Return the listing below verbatim. Pictures do not belong in the copy.

— Start Data extract —

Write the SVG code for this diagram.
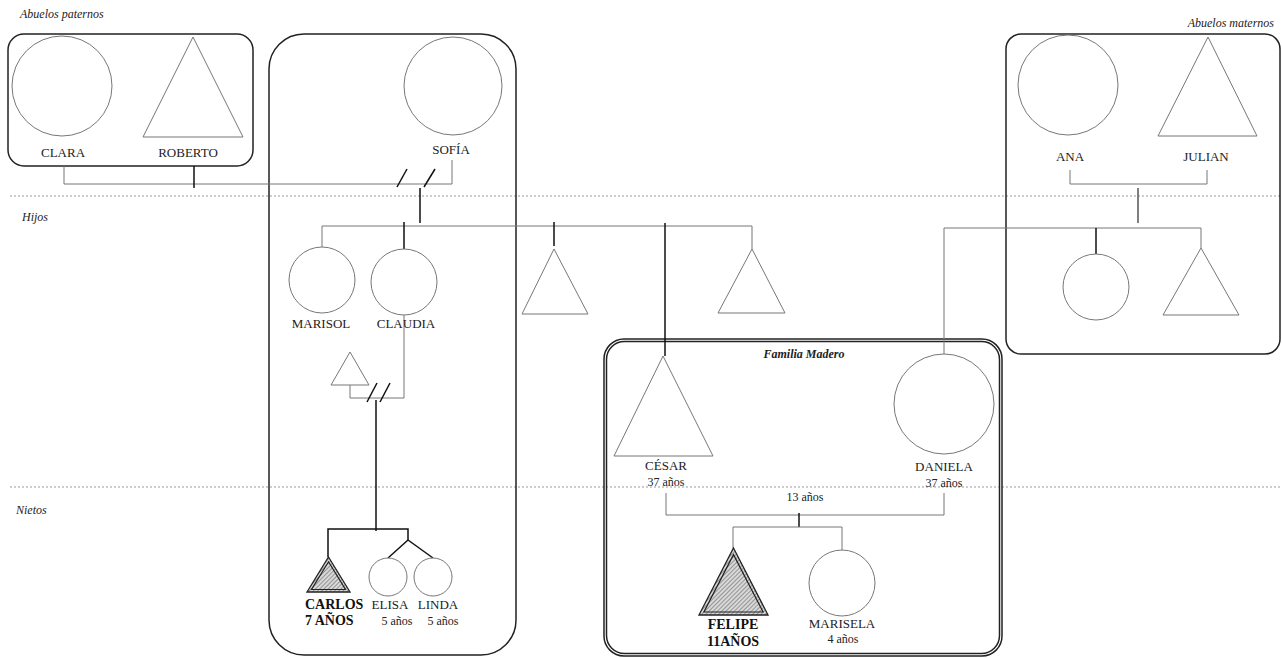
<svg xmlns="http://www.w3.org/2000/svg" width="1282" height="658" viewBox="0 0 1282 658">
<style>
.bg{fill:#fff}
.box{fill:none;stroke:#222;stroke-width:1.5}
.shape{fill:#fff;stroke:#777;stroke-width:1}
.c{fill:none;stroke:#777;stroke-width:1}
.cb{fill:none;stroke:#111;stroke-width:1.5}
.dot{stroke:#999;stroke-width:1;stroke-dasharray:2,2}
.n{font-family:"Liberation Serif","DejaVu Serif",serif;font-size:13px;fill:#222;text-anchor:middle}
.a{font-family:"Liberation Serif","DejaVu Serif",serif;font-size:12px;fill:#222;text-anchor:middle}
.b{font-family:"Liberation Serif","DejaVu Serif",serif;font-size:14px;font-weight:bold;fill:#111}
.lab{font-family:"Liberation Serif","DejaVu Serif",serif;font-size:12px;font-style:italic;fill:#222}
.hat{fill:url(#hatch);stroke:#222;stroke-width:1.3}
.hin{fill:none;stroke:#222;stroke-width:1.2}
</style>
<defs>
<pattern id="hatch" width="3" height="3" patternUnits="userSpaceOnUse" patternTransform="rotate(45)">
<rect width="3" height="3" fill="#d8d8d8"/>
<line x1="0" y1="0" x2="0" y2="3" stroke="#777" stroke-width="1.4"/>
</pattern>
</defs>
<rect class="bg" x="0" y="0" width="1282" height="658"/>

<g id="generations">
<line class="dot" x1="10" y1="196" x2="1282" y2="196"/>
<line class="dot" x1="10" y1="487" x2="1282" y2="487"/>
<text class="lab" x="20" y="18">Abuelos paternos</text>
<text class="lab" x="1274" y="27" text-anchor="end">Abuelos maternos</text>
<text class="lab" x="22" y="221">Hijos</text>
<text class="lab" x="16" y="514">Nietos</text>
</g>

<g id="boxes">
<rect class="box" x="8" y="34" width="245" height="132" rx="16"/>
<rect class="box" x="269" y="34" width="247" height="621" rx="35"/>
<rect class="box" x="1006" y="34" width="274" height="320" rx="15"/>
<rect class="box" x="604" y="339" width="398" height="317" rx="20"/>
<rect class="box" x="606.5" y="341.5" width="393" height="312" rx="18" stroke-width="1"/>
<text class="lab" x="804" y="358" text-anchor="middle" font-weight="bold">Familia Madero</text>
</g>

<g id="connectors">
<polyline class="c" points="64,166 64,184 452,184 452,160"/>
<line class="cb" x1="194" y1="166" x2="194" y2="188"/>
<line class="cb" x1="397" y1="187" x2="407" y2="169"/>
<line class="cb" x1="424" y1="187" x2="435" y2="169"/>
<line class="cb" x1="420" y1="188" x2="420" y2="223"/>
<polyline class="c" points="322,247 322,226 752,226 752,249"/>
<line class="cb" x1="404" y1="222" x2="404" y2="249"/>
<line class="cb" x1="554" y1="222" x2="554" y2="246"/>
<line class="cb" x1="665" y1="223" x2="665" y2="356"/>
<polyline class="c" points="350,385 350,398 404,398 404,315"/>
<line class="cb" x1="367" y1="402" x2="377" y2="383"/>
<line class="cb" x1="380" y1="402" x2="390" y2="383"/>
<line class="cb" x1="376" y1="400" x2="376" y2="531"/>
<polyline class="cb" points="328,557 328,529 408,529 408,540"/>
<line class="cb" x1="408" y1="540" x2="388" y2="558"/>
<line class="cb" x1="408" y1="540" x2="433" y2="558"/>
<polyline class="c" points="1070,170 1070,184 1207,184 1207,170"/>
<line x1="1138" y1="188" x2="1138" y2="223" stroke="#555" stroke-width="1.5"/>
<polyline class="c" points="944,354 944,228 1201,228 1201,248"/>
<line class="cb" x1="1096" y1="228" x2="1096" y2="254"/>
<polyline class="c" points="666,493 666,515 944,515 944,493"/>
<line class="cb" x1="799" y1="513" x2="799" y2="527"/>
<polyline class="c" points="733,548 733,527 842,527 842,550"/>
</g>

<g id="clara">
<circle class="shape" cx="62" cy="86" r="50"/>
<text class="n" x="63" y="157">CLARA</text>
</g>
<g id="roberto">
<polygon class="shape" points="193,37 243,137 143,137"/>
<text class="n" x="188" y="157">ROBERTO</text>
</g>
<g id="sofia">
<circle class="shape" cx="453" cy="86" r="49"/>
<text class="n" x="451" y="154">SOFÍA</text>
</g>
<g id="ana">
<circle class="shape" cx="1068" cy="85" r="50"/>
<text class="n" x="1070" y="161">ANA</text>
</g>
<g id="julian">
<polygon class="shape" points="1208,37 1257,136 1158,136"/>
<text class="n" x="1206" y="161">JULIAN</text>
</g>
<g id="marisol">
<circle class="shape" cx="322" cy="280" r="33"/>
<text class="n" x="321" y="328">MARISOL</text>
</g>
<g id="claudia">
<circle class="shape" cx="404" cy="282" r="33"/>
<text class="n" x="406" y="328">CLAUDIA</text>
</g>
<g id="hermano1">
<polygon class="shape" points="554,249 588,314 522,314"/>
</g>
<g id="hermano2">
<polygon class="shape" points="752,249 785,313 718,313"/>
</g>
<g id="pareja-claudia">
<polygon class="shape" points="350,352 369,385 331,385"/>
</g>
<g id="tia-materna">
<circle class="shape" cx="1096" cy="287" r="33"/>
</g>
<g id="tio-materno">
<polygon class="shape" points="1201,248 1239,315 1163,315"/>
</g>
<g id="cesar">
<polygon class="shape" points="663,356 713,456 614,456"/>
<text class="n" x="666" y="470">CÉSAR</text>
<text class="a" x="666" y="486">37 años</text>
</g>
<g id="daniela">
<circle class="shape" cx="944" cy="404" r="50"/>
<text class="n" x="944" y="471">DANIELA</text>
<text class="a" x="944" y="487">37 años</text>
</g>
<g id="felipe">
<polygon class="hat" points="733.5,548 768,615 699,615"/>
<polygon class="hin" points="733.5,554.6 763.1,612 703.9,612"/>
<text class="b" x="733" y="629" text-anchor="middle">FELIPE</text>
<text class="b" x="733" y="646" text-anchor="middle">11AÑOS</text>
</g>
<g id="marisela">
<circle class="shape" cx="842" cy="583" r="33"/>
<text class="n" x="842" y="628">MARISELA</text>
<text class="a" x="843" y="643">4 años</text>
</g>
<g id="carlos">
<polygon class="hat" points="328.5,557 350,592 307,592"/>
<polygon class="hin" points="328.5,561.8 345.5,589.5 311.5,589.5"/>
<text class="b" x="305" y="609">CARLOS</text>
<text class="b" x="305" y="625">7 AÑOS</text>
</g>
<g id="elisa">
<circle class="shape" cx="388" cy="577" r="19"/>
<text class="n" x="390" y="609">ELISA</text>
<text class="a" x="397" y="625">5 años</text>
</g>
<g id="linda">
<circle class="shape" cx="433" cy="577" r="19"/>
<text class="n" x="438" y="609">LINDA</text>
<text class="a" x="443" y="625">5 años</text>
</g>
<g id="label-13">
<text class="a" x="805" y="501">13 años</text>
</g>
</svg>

— End Data extract —

▸ **Result**:
Write the SVG code for this diagram.
<svg xmlns="http://www.w3.org/2000/svg" width="1282" height="658" viewBox="0 0 1282 658">
<style>
.bg{fill:#fff}
.box{fill:none;stroke:#222;stroke-width:1.5}
.shape{fill:#fff;stroke:#777;stroke-width:1}
.c{fill:none;stroke:#777;stroke-width:1}
.cb{fill:none;stroke:#111;stroke-width:1.5}
.dot{stroke:#999;stroke-width:1;stroke-dasharray:2,2}
.n{font-family:"Liberation Serif","DejaVu Serif",serif;font-size:13px;fill:#222;text-anchor:middle}
.a{font-family:"Liberation Serif","DejaVu Serif",serif;font-size:12px;fill:#222;text-anchor:middle}
.b{font-family:"Liberation Serif","DejaVu Serif",serif;font-size:14px;font-weight:bold;fill:#111}
.lab{font-family:"Liberation Serif","DejaVu Serif",serif;font-size:12px;font-style:italic;fill:#222}
.hat{fill:url(#hatch);stroke:#222;stroke-width:1.3}
.hin{fill:none;stroke:#222;stroke-width:1.2}
</style>
<defs>
<pattern id="hatch" width="3" height="3" patternUnits="userSpaceOnUse" patternTransform="rotate(45)">
<rect width="3" height="3" fill="#d8d8d8"/>
<line x1="0" y1="0" x2="0" y2="3" stroke="#777" stroke-width="1.4"/>
</pattern>
</defs>
<rect class="bg" x="0" y="0" width="1282" height="658"/>

<g id="generations">
<line class="dot" x1="10" y1="196" x2="1282" y2="196"/>
<line class="dot" x1="10" y1="487" x2="1282" y2="487"/>
<text class="lab" x="20" y="18">Abuelos paternos</text>
<text class="lab" x="1274" y="27" text-anchor="end">Abuelos maternos</text>
<text class="lab" x="22" y="221">Hijos</text>
<text class="lab" x="16" y="514">Nietos</text>
</g>

<g id="boxes">
<rect class="box" x="8" y="34" width="245" height="132" rx="16"/>
<rect class="box" x="269" y="34" width="247" height="621" rx="35"/>
<rect class="box" x="1006" y="34" width="274" height="320" rx="15"/>
<rect class="box" x="604" y="339" width="398" height="317" rx="20"/>
<rect class="box" x="606.5" y="341.5" width="393" height="312" rx="18" stroke-width="1"/>
<text class="lab" x="804" y="358" text-anchor="middle" font-weight="bold">Familia Madero</text>
</g>

<g id="connectors">
<polyline class="c" points="64,166 64,184 452,184 452,160"/>
<line class="cb" x1="194" y1="166" x2="194" y2="188"/>
<line class="cb" x1="397" y1="187" x2="407" y2="169"/>
<line class="cb" x1="424" y1="187" x2="435" y2="169"/>
<line class="cb" x1="420" y1="188" x2="420" y2="223"/>
<polyline class="c" points="322,247 322,226 752,226 752,249"/>
<line class="cb" x1="404" y1="222" x2="404" y2="249"/>
<line class="cb" x1="554" y1="222" x2="554" y2="246"/>
<line class="cb" x1="665" y1="223" x2="665" y2="356"/>
<polyline class="c" points="350,385 350,398 404,398 404,315"/>
<line class="cb" x1="367" y1="402" x2="377" y2="383"/>
<line class="cb" x1="380" y1="402" x2="390" y2="383"/>
<line class="cb" x1="376" y1="400" x2="376" y2="531"/>
<polyline class="cb" points="328,557 328,529 408,529 408,540"/>
<line class="cb" x1="408" y1="540" x2="388" y2="558"/>
<line class="cb" x1="408" y1="540" x2="433" y2="558"/>
<polyline class="c" points="1070,170 1070,184 1207,184 1207,170"/>
<line x1="1138" y1="188" x2="1138" y2="223" stroke="#555" stroke-width="1.5"/>
<polyline class="c" points="944,354 944,228 1201,228 1201,248"/>
<line class="cb" x1="1096" y1="228" x2="1096" y2="254"/>
<polyline class="c" points="666,493 666,515 944,515 944,493"/>
<line class="cb" x1="799" y1="513" x2="799" y2="527"/>
<polyline class="c" points="733,548 733,527 842,527 842,550"/>
</g>

<g id="clara">
<circle class="shape" cx="62" cy="86" r="50"/>
<text class="n" x="63" y="157">CLARA</text>
</g>
<g id="roberto">
<polygon class="shape" points="193,37 243,137 143,137"/>
<text class="n" x="188" y="157">ROBERTO</text>
</g>
<g id="sofia">
<circle class="shape" cx="453" cy="86" r="49"/>
<text class="n" x="451" y="154">SOFÍA</text>
</g>
<g id="ana">
<circle class="shape" cx="1068" cy="85" r="50"/>
<text class="n" x="1070" y="161">ANA</text>
</g>
<g id="julian">
<polygon class="shape" points="1208,37 1257,136 1158,136"/>
<text class="n" x="1206" y="161">JULIAN</text>
</g>
<g id="marisol">
<circle class="shape" cx="322" cy="280" r="33"/>
<text class="n" x="321" y="328">MARISOL</text>
</g>
<g id="claudia">
<circle class="shape" cx="404" cy="282" r="33"/>
<text class="n" x="406" y="328">CLAUDIA</text>
</g>
<g id="hermano1">
<polygon class="shape" points="554,249 588,314 522,314"/>
</g>
<g id="hermano2">
<polygon class="shape" points="752,249 785,313 718,313"/>
</g>
<g id="pareja-claudia">
<polygon class="shape" points="350,352 369,385 331,385"/>
</g>
<g id="tia-materna">
<circle class="shape" cx="1096" cy="287" r="33"/>
</g>
<g id="tio-materno">
<polygon class="shape" points="1201,248 1239,315 1163,315"/>
</g>
<g id="cesar">
<polygon class="shape" points="663,356 713,456 614,456"/>
<text class="n" x="666" y="470">CÉSAR</text>
<text class="a" x="666" y="486">37 años</text>
</g>
<g id="daniela">
<circle class="shape" cx="944" cy="404" r="50"/>
<text class="n" x="944" y="471">DANIELA</text>
<text class="a" x="944" y="487">37 años</text>
</g>
<g id="felipe">
<polygon class="hat" points="733.5,548 768,615 699,615"/>
<polygon class="hin" points="733.5,554.6 763.1,612 703.9,612"/>
<text class="b" x="733" y="629" text-anchor="middle">FELIPE</text>
<text class="b" x="733" y="646" text-anchor="middle">11AÑOS</text>
</g>
<g id="marisela">
<circle class="shape" cx="842" cy="583" r="33"/>
<text class="n" x="842" y="628">MARISELA</text>
<text class="a" x="843" y="643">4 años</text>
</g>
<g id="carlos">
<polygon class="hat" points="328.5,557 350,592 307,592"/>
<polygon class="hin" points="328.5,561.8 345.5,589.5 311.5,589.5"/>
<text class="b" x="305" y="609">CARLOS</text>
<text class="b" x="305" y="625">7 AÑOS</text>
</g>
<g id="elisa">
<circle class="shape" cx="388" cy="577" r="19"/>
<text class="n" x="390" y="609">ELISA</text>
<text class="a" x="397" y="625">5 años</text>
</g>
<g id="linda">
<circle class="shape" cx="433" cy="577" r="19"/>
<text class="n" x="438" y="609">LINDA</text>
<text class="a" x="443" y="625">5 años</text>
</g>
<g id="label-13">
<text class="a" x="805" y="501">13 años</text>
</g>
</svg>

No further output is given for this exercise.